Advantage West Midlands has no idea if £300,000 it spent at this year’s MIPIM property event in the south of France attracted a single penny of inward investment for the region.
The regional development agency made the admission during a grilling by Government officials looking into how it spent taxpayers’ money this year.
During an inquiry into the agency’s annual expenditure, the West Midlands Regional Committee questioned AWM chairman Sir Roy McNulty and chief executive Mick Laverty over how it had invested £330 million in the region during 2008-09.
Officials raised a number of key issues, including the ill-fated West Bromwich arts centre The Public as well as the hundreds of jobs currently at stake in the Ericsson plant at Coventry.
Questioned about £300,000 it spent on a property “speed dating”-style event in Cannes last year, Mr Laverty said he was unable to quantify the amount of return from the investment in the annual property event.
AWM representatives attended the MIPIM World property event in France with some 200 public and private sector professionals to promote the West Midlands.
It funded an executive apartment used for industry officials to network and try and attract investors to the region.
Mr Laverty said: “We showcase what the West Midlands has to offer against fierce competition from all over the globe. I don’t think you would expect us to sit at home and not showcase [it].”
But he admitted measurement of the initiative’s success was “qualitative”, adding: “It’s very difficult to track exactly what’s happened as a result of thousands and thousands of conversations.”
The agency said in light of the recession it has cut down expenditure for next year’s event to £200,000.
The inquiry heard that AWM also invested £8 million into The Public, which ended up costing £54 million to complete.
Mr Laverty called the incident “an isolated failure”, adding: “I think it was one of those projects where there’s lots of lessons to be learned for all partners – probably around having a clearer, more thorough idea around how strong the business plan will be.”
The agency has invested £100 million of the £600 million regeneration of New Street Station, plans for which are said to be “on time and to budget”.
It is also set to provide a further £43 million in loans supporting local businesses from next year.
The authority invests around £2 million a year on inward investment in conjunction with UK Trade & Investment, which it says created 2,000 jobs in the region last year.
An independent study indicated the agency achieves a return of £4.20 for every £1 invested.
It plans on raising this to £7.45 per pound.
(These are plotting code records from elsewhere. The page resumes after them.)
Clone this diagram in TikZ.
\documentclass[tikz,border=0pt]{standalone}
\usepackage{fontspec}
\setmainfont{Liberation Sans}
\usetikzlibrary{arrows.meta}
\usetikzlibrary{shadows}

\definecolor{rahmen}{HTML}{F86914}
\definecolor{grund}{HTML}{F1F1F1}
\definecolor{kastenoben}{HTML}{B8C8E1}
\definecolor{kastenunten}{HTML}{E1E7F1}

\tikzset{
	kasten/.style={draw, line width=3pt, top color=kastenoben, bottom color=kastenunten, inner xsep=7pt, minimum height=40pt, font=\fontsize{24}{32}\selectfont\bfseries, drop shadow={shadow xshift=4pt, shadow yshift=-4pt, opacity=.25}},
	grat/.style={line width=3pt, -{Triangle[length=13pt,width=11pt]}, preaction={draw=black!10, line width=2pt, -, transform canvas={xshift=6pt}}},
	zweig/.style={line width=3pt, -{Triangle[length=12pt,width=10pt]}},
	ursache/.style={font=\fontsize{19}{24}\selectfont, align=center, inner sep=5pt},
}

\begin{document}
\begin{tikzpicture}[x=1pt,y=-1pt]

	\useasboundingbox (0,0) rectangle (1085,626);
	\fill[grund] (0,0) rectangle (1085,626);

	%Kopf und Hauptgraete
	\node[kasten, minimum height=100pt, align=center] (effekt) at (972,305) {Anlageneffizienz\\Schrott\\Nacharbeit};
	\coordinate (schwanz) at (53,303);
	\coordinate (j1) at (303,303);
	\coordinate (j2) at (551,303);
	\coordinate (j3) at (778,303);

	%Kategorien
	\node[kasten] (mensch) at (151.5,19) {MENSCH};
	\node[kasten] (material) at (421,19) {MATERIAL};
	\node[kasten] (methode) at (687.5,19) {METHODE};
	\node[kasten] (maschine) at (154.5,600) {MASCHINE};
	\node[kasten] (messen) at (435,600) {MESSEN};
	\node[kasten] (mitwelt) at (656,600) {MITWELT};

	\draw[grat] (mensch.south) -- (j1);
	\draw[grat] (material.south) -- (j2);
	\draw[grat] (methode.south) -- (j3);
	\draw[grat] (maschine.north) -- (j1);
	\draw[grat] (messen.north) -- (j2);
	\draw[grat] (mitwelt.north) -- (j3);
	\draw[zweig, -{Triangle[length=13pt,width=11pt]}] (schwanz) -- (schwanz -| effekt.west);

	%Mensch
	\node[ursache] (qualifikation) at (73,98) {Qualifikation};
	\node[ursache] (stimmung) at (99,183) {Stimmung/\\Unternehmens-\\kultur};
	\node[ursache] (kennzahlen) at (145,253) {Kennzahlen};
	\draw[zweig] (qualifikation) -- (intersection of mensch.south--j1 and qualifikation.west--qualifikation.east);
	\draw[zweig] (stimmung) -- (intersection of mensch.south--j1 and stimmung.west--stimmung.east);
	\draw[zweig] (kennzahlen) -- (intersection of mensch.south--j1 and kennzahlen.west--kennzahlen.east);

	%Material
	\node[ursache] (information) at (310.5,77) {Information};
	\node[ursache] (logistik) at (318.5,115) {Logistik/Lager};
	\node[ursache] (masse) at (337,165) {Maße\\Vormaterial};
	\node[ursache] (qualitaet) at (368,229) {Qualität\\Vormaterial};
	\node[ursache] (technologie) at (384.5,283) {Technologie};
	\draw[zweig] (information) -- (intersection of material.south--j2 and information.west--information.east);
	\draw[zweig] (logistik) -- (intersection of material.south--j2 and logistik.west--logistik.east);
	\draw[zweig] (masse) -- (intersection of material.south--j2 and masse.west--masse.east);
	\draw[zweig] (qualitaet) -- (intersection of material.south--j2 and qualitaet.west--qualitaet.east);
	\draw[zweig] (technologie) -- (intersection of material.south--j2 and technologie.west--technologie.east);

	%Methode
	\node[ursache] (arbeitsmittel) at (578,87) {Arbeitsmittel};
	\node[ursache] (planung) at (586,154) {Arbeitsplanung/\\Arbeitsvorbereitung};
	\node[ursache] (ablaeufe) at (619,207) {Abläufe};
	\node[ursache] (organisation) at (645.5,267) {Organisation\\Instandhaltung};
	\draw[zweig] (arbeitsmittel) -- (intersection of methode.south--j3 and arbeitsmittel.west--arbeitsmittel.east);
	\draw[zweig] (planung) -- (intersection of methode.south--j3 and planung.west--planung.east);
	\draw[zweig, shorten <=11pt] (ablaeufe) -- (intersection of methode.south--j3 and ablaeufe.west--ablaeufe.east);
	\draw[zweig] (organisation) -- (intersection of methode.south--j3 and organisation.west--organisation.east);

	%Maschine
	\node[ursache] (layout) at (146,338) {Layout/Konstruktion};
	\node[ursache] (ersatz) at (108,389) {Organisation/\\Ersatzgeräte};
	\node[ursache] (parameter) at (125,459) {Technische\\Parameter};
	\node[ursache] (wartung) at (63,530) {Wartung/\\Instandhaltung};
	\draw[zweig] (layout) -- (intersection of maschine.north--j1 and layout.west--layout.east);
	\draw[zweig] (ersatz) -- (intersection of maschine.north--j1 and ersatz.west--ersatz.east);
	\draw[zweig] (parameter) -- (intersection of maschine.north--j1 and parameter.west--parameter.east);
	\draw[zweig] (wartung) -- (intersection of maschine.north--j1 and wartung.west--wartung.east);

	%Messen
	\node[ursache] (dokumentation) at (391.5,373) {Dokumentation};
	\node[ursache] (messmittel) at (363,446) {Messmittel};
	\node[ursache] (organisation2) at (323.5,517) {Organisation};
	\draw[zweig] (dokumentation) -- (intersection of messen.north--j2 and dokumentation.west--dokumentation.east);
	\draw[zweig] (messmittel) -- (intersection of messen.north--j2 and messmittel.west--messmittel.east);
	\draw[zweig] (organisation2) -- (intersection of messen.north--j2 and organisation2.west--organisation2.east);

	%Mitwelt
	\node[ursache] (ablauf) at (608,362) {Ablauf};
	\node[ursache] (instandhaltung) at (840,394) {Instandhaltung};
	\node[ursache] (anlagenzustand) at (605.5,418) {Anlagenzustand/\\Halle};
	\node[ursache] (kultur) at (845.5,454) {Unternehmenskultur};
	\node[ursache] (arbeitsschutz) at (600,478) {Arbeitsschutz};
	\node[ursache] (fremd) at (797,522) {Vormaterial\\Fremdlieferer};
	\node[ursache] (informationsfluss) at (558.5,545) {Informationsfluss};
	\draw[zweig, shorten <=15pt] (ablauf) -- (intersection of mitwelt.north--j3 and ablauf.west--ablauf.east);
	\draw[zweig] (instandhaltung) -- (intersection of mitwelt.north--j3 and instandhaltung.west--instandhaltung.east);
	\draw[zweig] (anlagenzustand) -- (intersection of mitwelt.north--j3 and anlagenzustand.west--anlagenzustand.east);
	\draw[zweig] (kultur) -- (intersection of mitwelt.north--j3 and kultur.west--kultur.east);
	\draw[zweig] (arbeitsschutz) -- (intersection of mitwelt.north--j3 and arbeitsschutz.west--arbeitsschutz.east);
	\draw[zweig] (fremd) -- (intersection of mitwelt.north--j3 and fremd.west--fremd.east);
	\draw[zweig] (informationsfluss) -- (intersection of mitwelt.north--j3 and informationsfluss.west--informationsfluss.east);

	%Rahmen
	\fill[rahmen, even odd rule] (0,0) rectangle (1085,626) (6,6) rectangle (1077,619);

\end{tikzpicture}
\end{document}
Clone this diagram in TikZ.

Sir McNulty defended the future of regional development agencies stating they played a key role in coordinating local and national initiatives and linking people to “the man in Whitehall”.
He said: “Everybody recognises we have a really difficult economic challenge in this region. It seems extraordinary to me that we sit here in the West Midlands with these enormously capable universities but at the same time with the lowest level of innovation in the local economy in Britain.”
He conceded more work needed to be done on successfully aligning priorities between partner agencies, but added: “We believe that the RDAs do fulfill a very useful and important function.
“We need someone that knits things together and makes sense of something that is otherwise a very unclear picture.”